Edlin Guerra-Castro and Arturo Sanchez-Porras

ecocbo: Calculating Optimum Sampling Effort in Community Ecology

ecocbo is an R package that helps scientists determine the optimal sampling effort for community ecology studies. It can be used to calculate the minimum number of samples needed to achieve a desired level of precision, or to fit within a set economic budget as proposed by Underwood (1997, ISBN 0 521 55696 1). ecocbo is based on the principles of ecological simulation as done in the SSP package. A pilot study can be used to estimate the natural variability of the system, which in turn is used to calculate the optimal sampling effort. ecocbo is a valuable tool for scientists who need to design efficient sampling plans. It can save time and money by ensuring that scientists collect the minimum amount of data necessary to achieve their research goals.

ecocbo is composed of four main functions:

Functions and sequence

0. Preparing the data

As it was stated in the introduction, ecocbo uses simulated ecological communities as produced by SSP:simdata() to take advantage of the considerations of natural variability that it produces. As such, it is necessary to prepare the data using the tools provided by SSP.

To get a feeling of the functionality of ecocbo, you can follow the next basic example.

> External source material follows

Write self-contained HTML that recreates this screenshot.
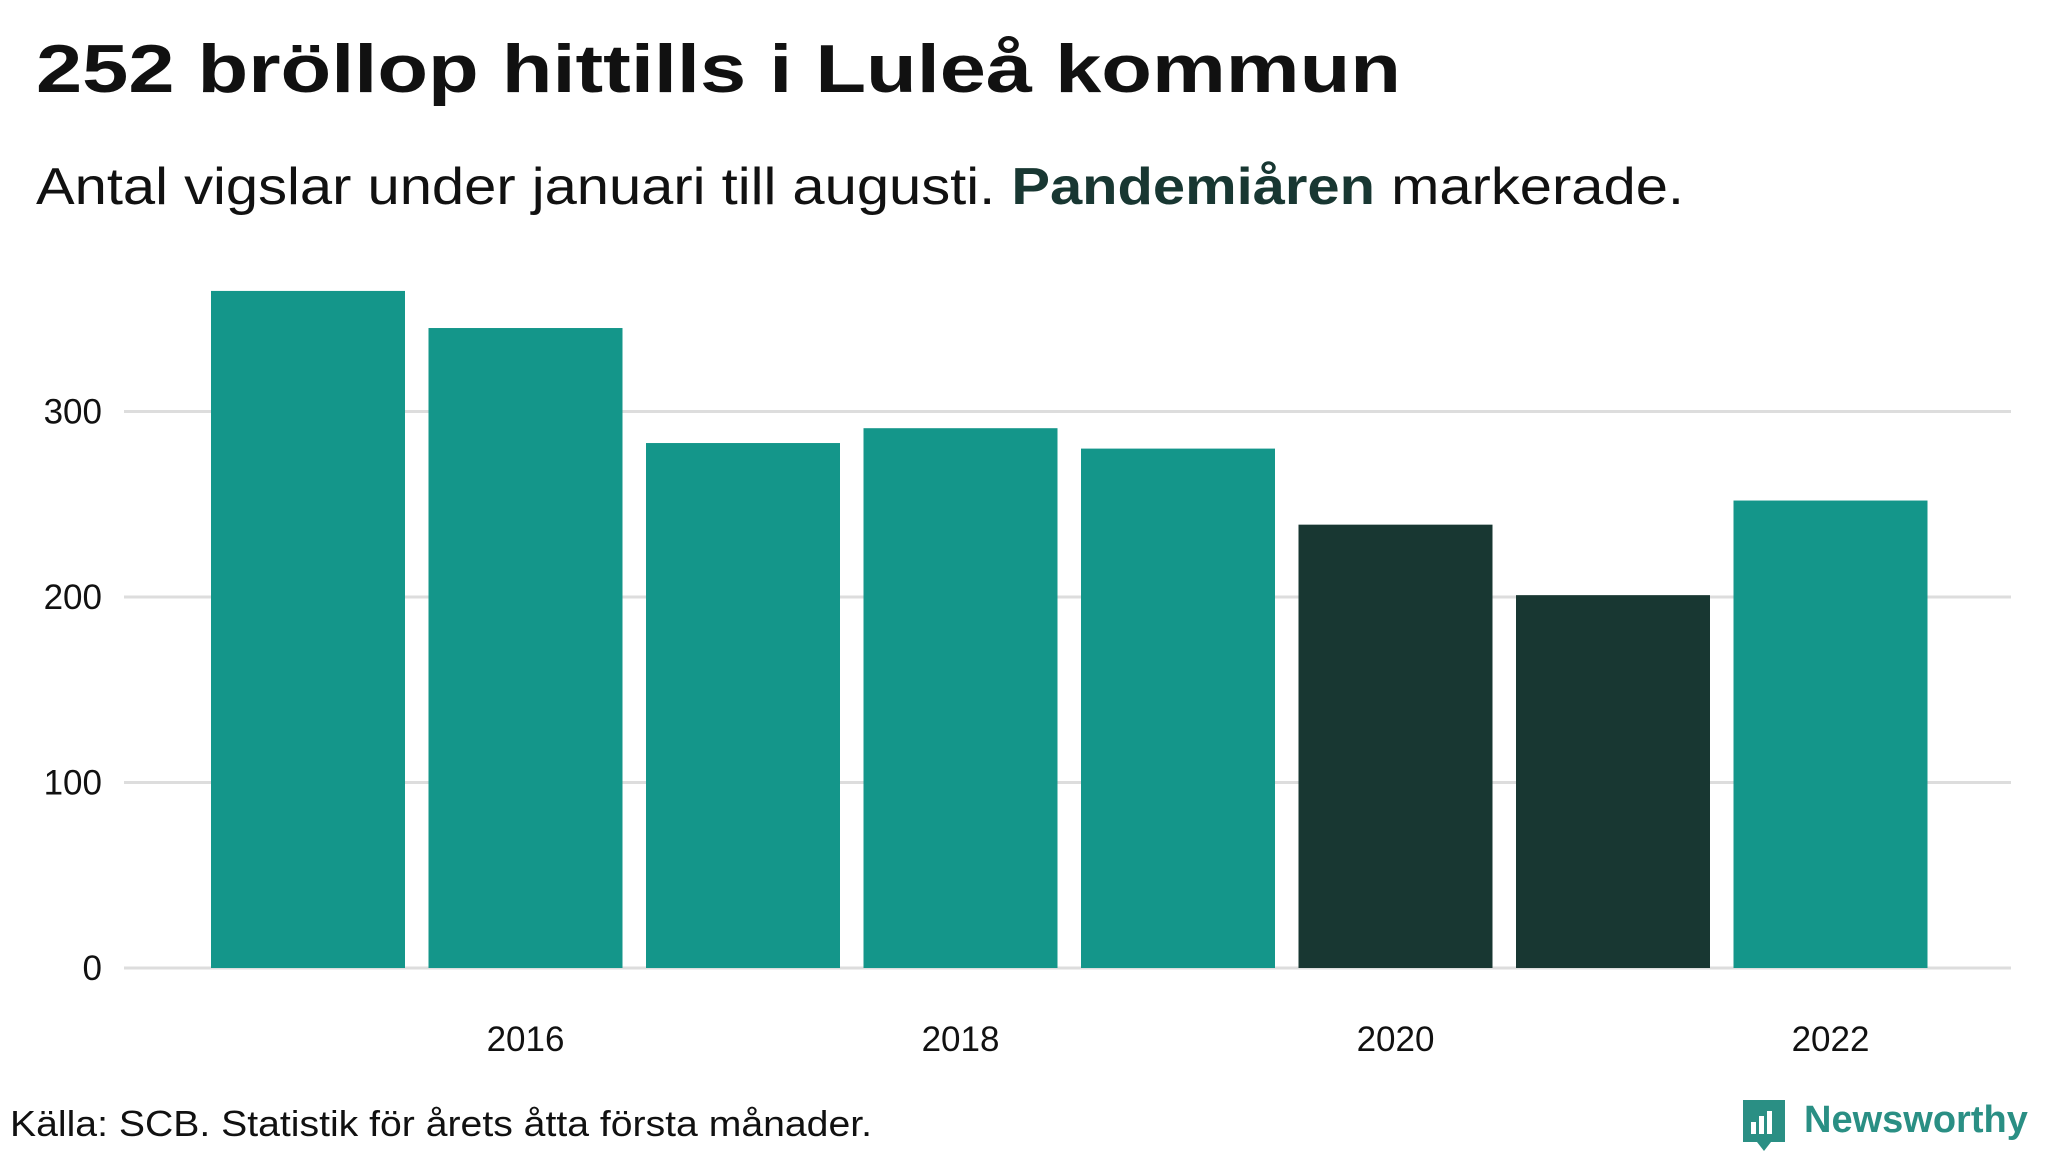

The provided data epiDat is a subset of the original epibionts (Guerra-Castro, et al., 2021). It was prepared by looking for communities that were as different as possible within the dataset. The first step or preparing the data is to save it in two different objects: epiH0 in which the data is treated as if it came from the same site thus accepting the null hypothesis, and epiHa in which the opposite is true, so that the samples come from different sites and portray different characteristics. The defining variable for doing so is site which will be set to a single label for epiH0, and left as-is for epiHa.

The workflow fir SSP requires the computation of simulation parameters, this is done with SSP::assempar() and using the same arguments for both datasets. Both datasets are then used for the simulation of ecological communities, which is done by SSP::simdata(), and that results in the data that we will use to work with ecocbo.

To ensure that the resulting datasets are the same size, the parameters sites and N for SSP::simdata(parH0, ...) must be set to 1 and the product of sites and N in SSP::simdata(parHa, ...), respectively. For this example, the values used to calculate simH0 are sites=1 and N=1000, and then sites=10 and N=100 for simHa, which results in 3 matrices (cases=3) of 1000 rows and 95 columns (the number of columns depends on the simulation parameters from SSP::assempar()) for both of the resulting datasets.

# Load data and adjust it.

epiH0 <- epiDat
epiH0[,"site"] <- as.factor("T0")
epiHa <- epiDat
epiHa[,"site"] <- as.factor(epiHa[,"site"])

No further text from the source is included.